Why you need to know:
Signs that your Mac computer is running slow are problems such as applications taking longer than usual to close or having to force quit such applications as well as a longer waiting period as your computer boots up. Eventually, this will become an inconvenience so it's time run some simple maintenance checks on your device to restore it to its original speed and performance levels.
What you will need:
Mac computer plugged into the charging source.
Internet connection (and an e-mail account)
External hard drive/memory
How to get it done:
It is highly recommended that files are backed up on secondary storage media such as an external hard drive, SD memory or USB thumb drive prior to running these maintenance checks. If the computer is on, power off or restart while holding Command + letter 'S' to boot into Single User Mode. Single User Mode is especially important if the MAC runs on multi-user accounts to allow one user to run as a "super-user" and have access to the entire system. If you are new to MAC/Apple software but used to work on a Windows device, this will take you to a screen similar to what is known as Command Prompt.
The next step is to type in the following command to check the boot volume's file system, 'fsck -y' which will display another line of command when complete which then requires to run a mount of the boot volume with the command 'mount -uw/'. The boot volume may sound confusing but it is simply the area of the disk that contains the startup files and operating system files and mounting creates a physical location or partition to make a part of the computer's operating system accessible to the user running the maintenance check. This will let you know if the hard drive is ok (note that, if it detects that your hard drive has an error or is malfunctioning then this means you will have to change the hard drive or re-install the operating system.

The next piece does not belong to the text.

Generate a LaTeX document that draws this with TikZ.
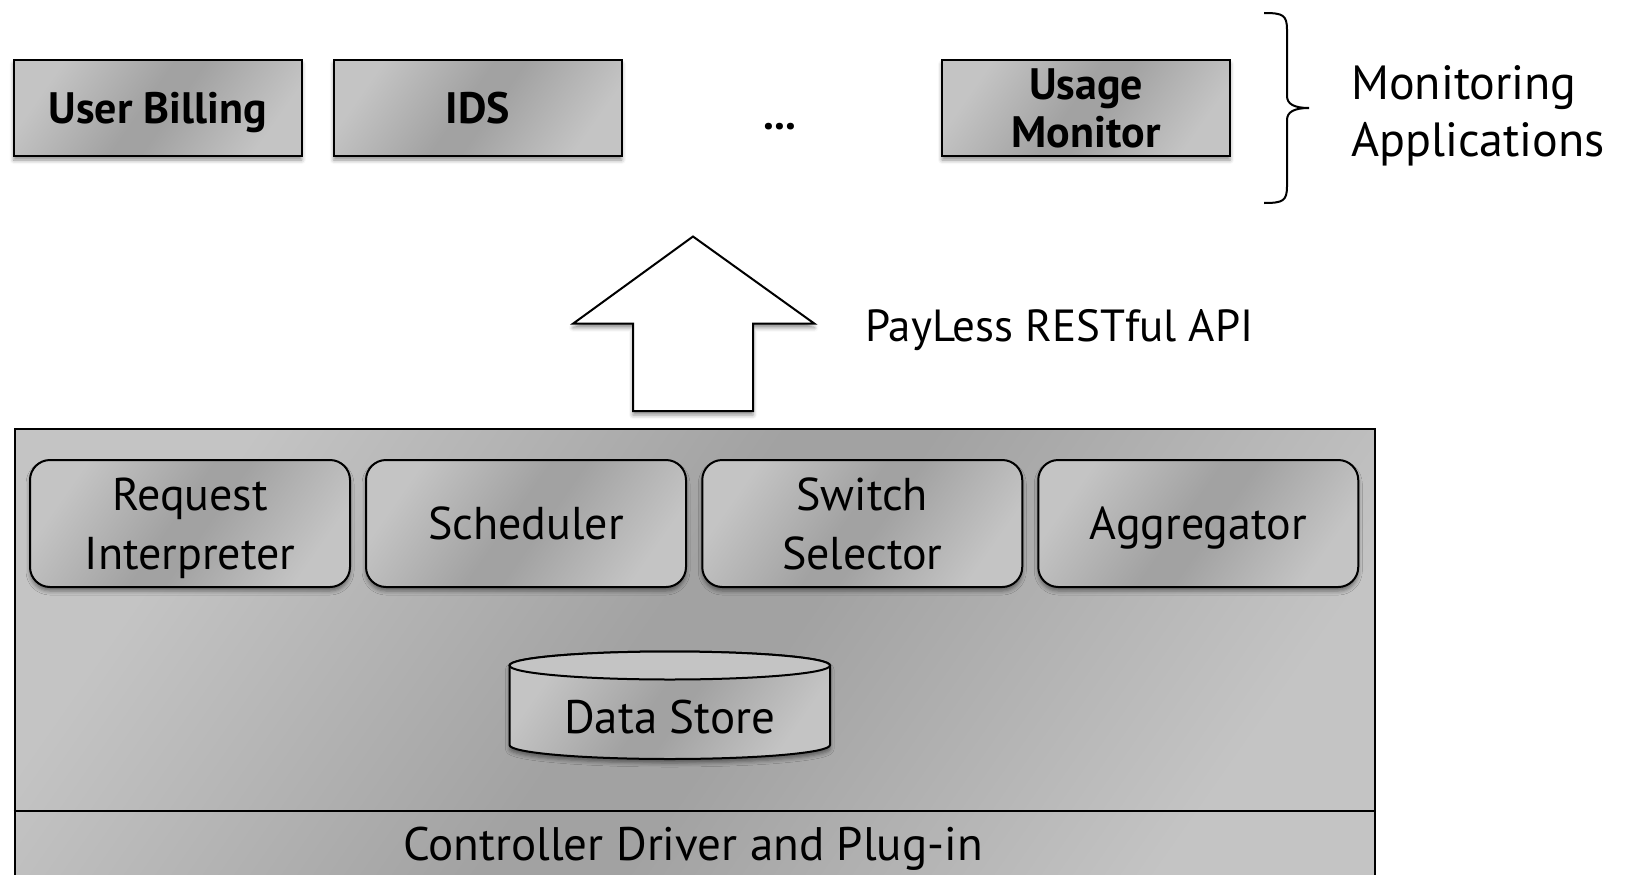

To complete the maintenance check, you must run the command to fix the ACLs, that is, the access control list - a series of permissions that is attached to an object in the operating system and defines which users or system processes are granted access. Now, MAC users will debate but ACLs are similar to that of the registry of Windows computers. The command used is 'chmod -R -N /Volumes' (please note the spaces in between each character to input the correct command); this will clear the errors. Nevertheless, there is a fix recently put out by MAC (downloadable) which actually fixes the errors instead of removing them.
The next chain of command is to reboot. Type 'reboot'. Now, the computer should startup or boot faster and run at a normal performance level.